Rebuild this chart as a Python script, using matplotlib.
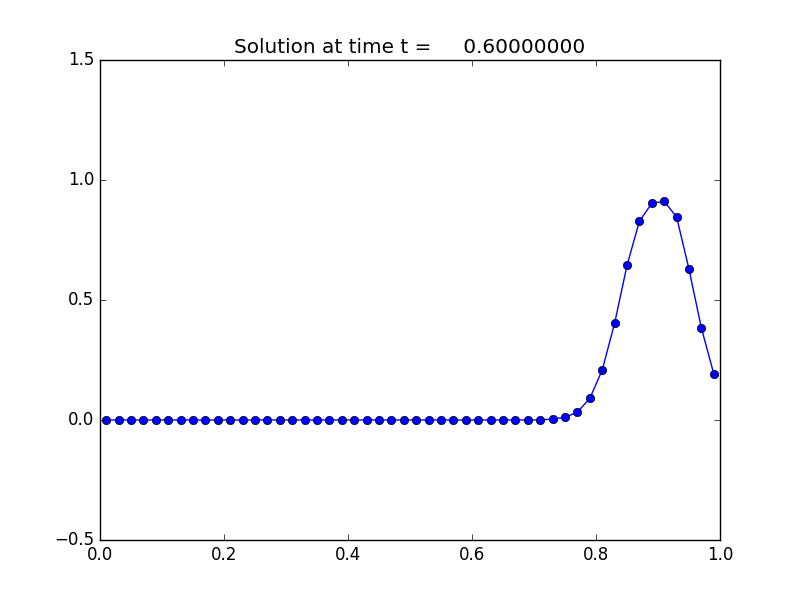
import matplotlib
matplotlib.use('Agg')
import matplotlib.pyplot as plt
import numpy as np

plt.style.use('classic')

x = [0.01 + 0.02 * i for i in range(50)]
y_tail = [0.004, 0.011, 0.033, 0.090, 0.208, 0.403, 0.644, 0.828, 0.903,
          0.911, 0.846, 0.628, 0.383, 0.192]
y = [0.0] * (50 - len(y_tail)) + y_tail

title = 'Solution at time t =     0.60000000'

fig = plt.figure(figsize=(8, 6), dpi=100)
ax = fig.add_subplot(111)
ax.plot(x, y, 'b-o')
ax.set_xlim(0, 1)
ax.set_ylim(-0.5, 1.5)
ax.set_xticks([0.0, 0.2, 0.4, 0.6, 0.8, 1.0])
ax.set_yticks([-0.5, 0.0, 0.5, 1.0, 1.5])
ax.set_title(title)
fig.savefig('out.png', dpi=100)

● Problem to work on
Write out each line of the listing above, exactly, from its first line to the line holding "plt.style.use('classic')", inclusive. Skip the pictures.

● Task response
Rebuild this chart as a Python script, using matplotlib.
import matplotlib
matplotlib.use('Agg')
import matplotlib.pyplot as plt
import numpy as np

plt.style.use('classic')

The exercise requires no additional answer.